- Birth name: Louis Dandridge
- Born: January 13, 1902 Richmond, Virginia, U.S.
- Died: February 15, 1946 (aged 44) Wall Township, New Jersey, U.S.
- Genres: Jazz
- Occupation: Musician
- Instrument(s): Piano, vocals
- Years active: 1918–1936
- Formerly of: Lonnie Johnson

= Putney Dandridge =

American jazz pianist and singer

Louis "Putney" Dandridge (January 13, 1902 – February 15, 1946) was an American jazz pianist and singer.

==Career==
Born in Richmond, Virginia, United States, Dandridge began performing in 1918 as a pianist in a revue entitled The Drake and Walker Show. In 1930, he worked as accompanist for tap dancer Bill "Bojangles" Robinson, including appearances in the musical Brown Buddies. In February 1931, Dandridge appeared in the cast of the musical revue Heatin' Up Harlem, starring Adelaide Hall at the Lafayette Theatre, Harlem. In the 1932 American film Harlem Is Heaven, Dandridge, on the piano and reciting lyrics in a "speak set", accompanies Robinson as the dancer sings "Is You Is Or Is You Ain't".

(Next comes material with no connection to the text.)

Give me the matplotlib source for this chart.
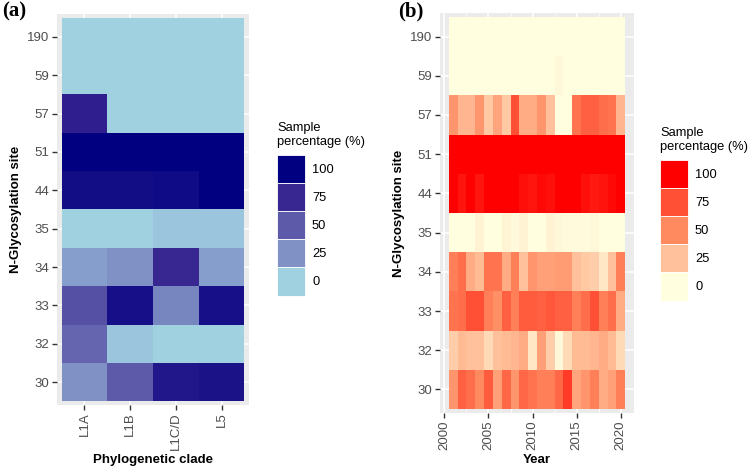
import numpy as np
import matplotlib
matplotlib.use("Agg")
import matplotlib.pyplot as plt
from matplotlib.colors import LinearSegmentedColormap
from matplotlib.patches import Patch

plt.rcParams['font.family'] = ['Liberation Sans', 'DejaVu Sans']

# sites, bottom to top
sites = ['30', '32', '33', '34', '35', '44', '51', '57', '59', '190']

# (a) sample percentage by clade
clades = ['L1A', 'L1B', 'L1C/D', 'L5']
clade_pct = [
    [25, 50, 85, 88],    # 30
    [45, 5, 0, 0],       # 32
    [55, 90, 30, 90],    # 33
    [20, 25, 75, 20],    # 34
    [0, 0, 5, 5],        # 35
    [92, 92, 93, 100],   # 44
    [100, 100, 100, 100],  # 51
    [80, 0, 0, 0],       # 57
    [0, 0, 0, 0],        # 59
    [0, 0, 0, 0],        # 190
]

# (b) sample percentage by year
years = list(range(2001, 2021))
year_pct = [
    # 30
    [45, 68, 62, 50, 70, 40, 65, 45, 65, 60, 55, 55, 65, 82, 38, 45, 55, 35, 40, 55],
    # 32
    [20, 28, 25, 25, 15, 25, 28, 30, 35, 10, 40, 20, 3, 15, 28, 28, 30, 35, 28, 15],
    # 33
    [60, 62, 75, 75, 55, 48, 68, 55, 70, 70, 68, 72, 68, 68, 55, 62, 75, 55, 62, 35],
    # 34
    [55, 62, 35, 28, 60, 60, 35, 55, 25, 45, 40, 40, 42, 42, 25, 22, 20, 10, 25, 55],
    # 35
    [0, 0, 0, 5, 0, 0, 4, 2, 5, 0, 0, 5, 3, 2, 2, 2, 3, 0, 0, 0],
    # 44
    [100, 93, 100, 93, 100, 100, 100, 100, 95, 93, 97, 95, 100, 100, 100, 95, 92, 94, 97, 100],
    # 51
    [100] * 20,
    # 57
    [45, 30, 30, 45, 22, 38, 22, 75, 35, 35, 45, 25, 0, 0, 60, 68, 68, 62, 60, 30],
    # 59
    [0, 0, 0, 0, 0, 0, 0, 0, 0, 0, 0, 0, 3, 0, 0, 0, 0, 0, 0, 0],
    # 190
    [0] * 20,
]

legend_breaks = [100, 75, 50, 25, 0]

blues = LinearSegmentedColormap.from_list(
    'blues', ['#a0d1e1', '#7f91c5', '#5d5aa9', '#392691', '#000080'])
reds = LinearSegmentedColormap.from_list(
    'reds', ['#ffffe0', '#ffc19b', '#ff8a60', '#ff5035', '#ff0000'])

fig = plt.figure(figsize=(7.5, 4.69), dpi=100)
W, H = 750, 469


def add_ax(x0, y0, x1, y1):
    return fig.add_axes([x0 / W, 1 - y1 / H, (x1 - x0) / W, (y1 - y0) / H])


def style(ax):
    ax.set_facecolor('#EBEBEB')
    for s in ax.spines.values():
        s.set_visible(False)
    ax.set_axisbelow(True)
    ax.grid(True, which='major', color='white', lw=1.1)
    ax.tick_params(which='major', length=3.5, width=1, color='#333333',
                   labelcolor='#4D4D4D', labelsize=9.5, pad=2)
    ax.tick_params(which='minor', length=0)


# ---- panel a
axa = add_ax(57, 14, 249, 405)
style(axa)
a = np.array(clade_pct, dtype=float)
xe = np.arange(len(clades) + 1) - 0.5
ye = np.arange(len(sites) + 1) - 0.5
axa.pcolormesh(xe, ye, a, cmap=blues, vmin=0, vmax=100)
axa.set_xlim(-0.6, len(clades) - 0.4)
axa.set_ylim(-0.6, len(sites) - 0.4)
axa.set_xticks(range(len(clades)))
axa.set_xticklabels(clades, rotation=90)
axa.set_yticks(range(len(sites)))
axa.set_yticklabels(sites)
axa.set_xlabel('Phylogenetic clade', fontweight='bold', fontsize=9.5, labelpad=3)
axa.set_ylabel('N-Glycosylation site', fontweight='bold', fontsize=9.5)

# ---- panel b
axb = add_ax(440, 13, 634, 413)
style(axb)
b = np.array(year_pct, dtype=float)
xe = np.arange(years[0], years[-1] + 2) - 0.5
axb.pcolormesh(xe, ye, b, cmap=reds, vmin=0, vmax=100)
axb.set_xlim(years[0] - 1.5, years[-1] + 1.5)
axb.set_ylim(-0.6, len(sites) - 0.4)
axb.set_xticks([2000, 2005, 2010, 2015, 2020])
axb.set_xticks([2002.5, 2007.5, 2012.5, 2017.5], minor=True)
axb.grid(True, which='minor', color='white', lw=0.5)
axb.tick_params(axis='x', labelrotation=90)
axb.set_yticks(range(len(sites)))
axb.set_yticklabels(sites)
axb.set_xlabel('Year', fontweight='bold', fontsize=9.5, labelpad=3)
axb.set_ylabel('N-Glycosylation site', fontweight='bold', fontsize=9.5)


def legend(cmap, x, y):
    handles = [Patch(facecolor=cmap(v / 100), edgecolor='white', lw=0.6)
               for v in legend_breaks]
    lg = fig.legend(handles, [str(v) for v in legend_breaks],
                    title='Sample\npercentage (%)', loc='upper left',
                    bbox_to_anchor=(x / W, 1 - y / H), frameon=False,
                    fontsize=9.3, title_fontsize=9.3, handlelength=2.17,
                    handleheight=2.98, labelspacing=0, handletextpad=0.54,
                    borderpad=0, borderaxespad=0, alignment='left')
    # a little room between title and keys
    lg._legend_box.sep = 5
    return lg


legend(blues, 277, 122)
legend(reds, 660, 127)

fig.text(2 / W, 1 - 1 / H, '(a)', family='Liberation Serif', fontweight='bold',
         fontsize=15, va='top', ha='left')
fig.text(398 / W, 1 - 1 / H, '(b)', family='Liberation Serif', fontweight='bold',
         fontsize=15, va='top', ha='left')

fig.savefig('out.png', dpi=100)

After touring in Illinois and the Great Lakes region, Dandridge settled in Cleveland, Ohio, forming a band with guitarist Lonnie Johnson. This period lasted until 1934, when he attempted to perform as a solo act. He took his show to New York City, beginning a series of long residences at the Hickory House on 52nd Street and other local clubs. From 1935 to 1936, he recorded numerous sides under his own name, many of which highlighted some major jazz talents of the period, including Roy Eldridge, Teddy Wilson, Henry "Red" Allen, Buster Bailey, John Kirby, Chu Berry, Cozy Cole and more. Appearing to vanish from the music scene in the late 1930s, it is speculated that Dandridge may have been forced to retire due to ill health.

Dandridge died in Wall Township, New Jersey, in February 1946, at the age of 44.